第1回「サイレントギター」への想い
1977年入社。クラッシクギターやPA機器、サウンドオブジェ(オブジェスピーカーによる音の空間デザイン)等の設計・開発や、音楽コンサートの企画制作業務を経験後、96年よりサイレントバイオリン、サイレントチェロ等の設計開発に着手。2000年、自身の発案したサイレントギターの企画・開発から販促までを手がけた。
〔ネックジョイント〕
ボディとネックの境界ラインを見せることで、12フレットを一瞬で判別できる。
〔ピエゾピックアップ〕
ブリッジサドルの下に埋まっている赤い紐状のピックアップが弦振動を拾う。
同時に音にも徹底的にこだわっています。サイレントギターは音を共鳴させるボディをなくすことで音量を1/10に落としているのですが、音はあくまでプロレベルの方も使用できる本格的なサウンドにしたかったので、音質の要となるピックアップの選定、そしてピックアップと枕(サドル)の調整と精度には細心の注意を払いました。特にピックアップと枕の調整が悪いと高音と低音のバランスが悪くなってしまいますから、最終的に生産を立ち上げる時は、実際に工場に長期出張してチェックしました。
それから演奏性の面でいえば、12フレットの所でボディとネックの素材の違いよる境界のラインがあります。これはギタリストが演奏していて運指がハイフレットに移動する場合、目安として無意識に感じている部分。なんでもないようで、実は演奏上大事なポイントです。こういった一見、何でもないように思われる点も大切にしたいと思っています。
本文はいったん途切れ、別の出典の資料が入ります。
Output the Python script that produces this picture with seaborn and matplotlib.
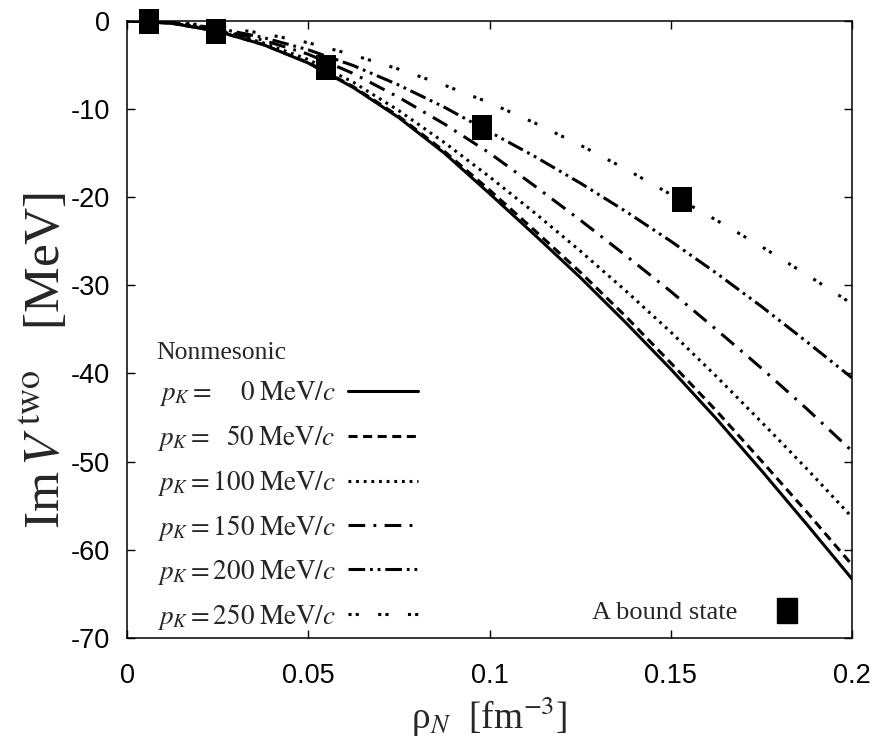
import matplotlib
matplotlib.use("Agg")
import matplotlib.pyplot as plt
import seaborn as sns
from matplotlib.lines import Line2D

# ---------------- data ----------------
rho = [0.0, 0.0125, 0.025, 0.0375, 0.05, 0.0625, 0.075, 0.0875, 0.1,
       0.1125, 0.125, 0.1375, 0.15, 0.1625, 0.175, 0.1875, 0.2]

imv_p0 = [0.0, -0.3, -1.2, -2.7, -4.8, -7.6, -11.0, -15.0, -19.6,
          -24.3, -29.1, -34.2, -39.5, -45.1, -51.0, -57.1, -63.3]
imv_p50 = [0.0, -0.3, -1.2, -2.7, -4.75, -7.5, -10.85, -14.8, -19.2,
           -23.8, -28.5, -33.5, -38.8, -44.2, -49.9, -55.7, -61.7]
imv_p100 = [0.0, -0.28, -1.1, -2.5, -4.4, -7.0, -10.2, -13.8, -17.7,
            -21.8, -26.1, -30.6, -35.3, -40.3, -45.5, -50.8, -56.3]
imv_p150 = [0.0, -0.25, -1.0, -2.2, -3.8, -6.0, -8.7, -11.7, -15.0,
            -18.75, -22.6, -26.6, -30.7, -35.0, -39.4, -44.0, -48.8]
imv_p200 = [0.0, -0.2, -0.85, -1.9, -3.3, -5.1, -7.3, -9.8, -12.6,
            -15.4, -18.4, -21.6, -25.0, -28.6, -32.4, -36.4, -40.5]
imv_p250 = [0.0, -0.15, -0.65, -1.45, -2.5, -3.9, -5.5, -7.3, -9.3,
            -11.6, -14.1, -16.8, -19.7, -22.6, -25.6, -28.8, -32.1]

momenta = [0, 50, 100, 150, 200, 250]
series = [imv_p0, imv_p50, imv_p100, imv_p150, imv_p200, imv_p250]

bound_rho = [0.006, 0.0245, 0.055, 0.098, 0.153]
bound_imv = [-0.1, -1.2, -5.3, -12.1, -20.3]

xticks = [0, 0.05, 0.1, 0.15, 0.2]
xticklabels = ["0", "0.05", "0.1", "0.15", "0.2"]
yticks = [0, -10, -20, -30, -40, -50, -60, -70]
yticklabels = ["0", "-10", "-20", "-30", "-40", "-50", "-60", "-70"]

# ---------------- style ----------------
sns.set_theme(style="ticks")
plt.rcParams["font.family"] = ["Liberation Serif", "DejaVu Serif"]
plt.rcParams["mathtext.fontset"] = "stix"
plt.rcParams["lines.scale_dashes"] = False

dash_styles = [
    "-",
    (0, (6.5, 4.0)),
    (0, (2.0, 3.5)),
    (0, (12.0, 6.0, 2.0, 6.0)),
    (0, (12.0, 3.5, 2.0, 3.5, 2.0, 3.5)),
    (0, (2.2, 3.0, 2.2, 14.0)),
]

fig = plt.figure(figsize=(8.96, 7.52), dpi=100)
ax = fig.add_axes([127 / 896, 1 - 638 / 752, (852 - 127) / 896, (638 - 20.7) / 752])

handles = []
for vals, ls in zip(series, dash_styles):
    sns.lineplot(x=rho, y=vals, ax=ax, color="black", lw=2.2, linestyle=ls)
    handles.append(ax.lines[-1])

rect = [(-0.8, -1), (0.8, -1), (0.8, 1), (-0.8, 1), (-0.8, -1)]
sns.scatterplot(x=bound_rho, y=bound_imv, ax=ax, marker=rect, s=18 ** 2,
                color="black", edgecolor="none", linewidth=0, zorder=5,
                clip_on=False)

ax.set_xlim(0, 0.2)
ax.set_ylim(-70, 0)
ax.set_xticks(xticks)
ax.set_xticklabels(xticklabels)
ax.set_yticks(yticks)
ax.set_yticklabels(yticklabels)
ax.tick_params(direction="in", length=6, width=1.0, top=True, right=True,
               labelsize=19.5, color="black", labelcolor="black")
ax.tick_params(axis="y", pad=12)
ax.tick_params(axis="x", pad=18)
for lab in ax.get_xticklabels() + ax.get_yticklabels():
    lab.set_fontfamily(["Liberation Sans", "DejaVu Sans"])
for sp in ax.spines.values():
    sp.set_linewidth(1.1)
    sp.set_color("black")

ax.set_xlabel(r"ρ$_N$  [fm$^{-3}$]", fontsize=27, labelpad=4)
ax.set_ylabel(r"Im$\,V^{\,\mathrm{two}}$   [MeV]", fontsize=37)
ax.yaxis.set_label_coords(-0.078, 0.45)

labels = [
    r"$p_K = \enspace\enspace\; 0\;\mathrm{MeV}/c$",
    r"$p_K = \enspace\, 50\;\mathrm{MeV}/c$",
    r"$p_K = 100\;\mathrm{MeV}/c$",
    r"$p_K = 150\;\mathrm{MeV}/c$",
    r"$p_K = 200\;\mathrm{MeV}/c$",
    r"$p_K = 250\;\mathrm{MeV}/c$",
]
leg1 = ax.legend(handles, labels, title="Nonmesonic", alignment="left",
                 loc="upper left", bbox_to_anchor=(0.041, 0.479),
                 frameon=False, markerfirst=False, fontsize=19.5,
                 title_fontsize=18.5, handlelength=2.6, handletextpad=0.45,
                 labelspacing=0.55, borderpad=0, borderaxespad=0)
ax.add_artist(leg1)

sq = Line2D([], [], marker=rect, ms=18, color="black", ls="none")
ax.legend([sq], ["A bound state"], loc="lower right",
          bbox_to_anchor=(0.929, 0.022), frameon=False, markerfirst=False,
          fontsize=19, handlelength=1.0, handletextpad=1.4,
          borderpad=0, borderaxespad=0)

fig.savefig("out.png", dpi=100)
その後、サイレントギターが浸透してくると、自宅トレーニング用としてだけでなく、著名なプロギタリストがステージで使うようになりました。サイレントギターはボディがないのでハウリングの心配がなくクリアに大きな音が出せるので、実際ライブステージで非常に使い勝手がいいようです。愛用者は、ジャズギタリストのリー・リトナー、クイーンのブライアン・メイとポール・ロジャースなど。またボサノバでもサイレントギターの愛用者が多く、ジョイス、カルロス・リラ、ホベルト・メネスカル、ワンダ・サー、アナ・カランなど多くのアーティストが使用しています。ブライアン・メイは、もともとナイロン弦のサイレントギターを使ってくれていて、来日公演の時にぜひ開発者に会いたいとお話をいただき、直接会いに行きました。「おお、おまえが作ったのか、ありがとう」って、とても喜んでくれました。さらに名前は明かせませんが、ある超大物ギタリストにも弾いてもらったんです。「これは革命的なギターだな」と言ってくれましたよ(笑)。サイレントギターは来年2011年で10年、累計生産台数は約10万本に達すると思います。おかげさまで予想を超える大ヒットとなりましたが、正直に言うと、ギター人口全体から見れば、まだまだ知られていないと思っています。たぶん楽器屋さんに来ない方はまだ存在を知らないんじゃないでしょうか。ですからこれからは一般の方、より広い層にアピールできるようにしていきたいと思っています。
ポール・ロジャース
ブライアン・メイ
リー・リトナー
それで、ぜひみなさんにご紹介したいサイレントギターの楽しみ方があるんです。サイレントギターには外部入力端子があって、そこに音楽を入力するとヘッドフォンやスピーカーで曲を聴きながらギターの音も一緒に聴けるという機能があります。私は時々、携帯プレーヤーで音楽を再生し自分の演奏とミックスしてスピーカーで再生しています。ステレオスピーカで再生すると臨場感があって、これが実に気持ちいいんですよ。それに自分のギターの音にリバーブもかけられますから、まるで小さなステージで弾いているような感じ。最近の愛奏曲は演歌の坂本冬美の『また君に恋してる』とエレクトロニカ系のレディ・ガガの『テレフォン』です。もちろんパソコンからの音でも再生する事もできます。画面で動画を流しながらギターを弾くと、ほんとうにカラオケボックスみたいですよ。バンドをやるのは大変ですが、これならすぐにセッションができます。本当に楽しいので、ぜひサイレントギターを手に入れて、楽しんでいただきたいと思っています。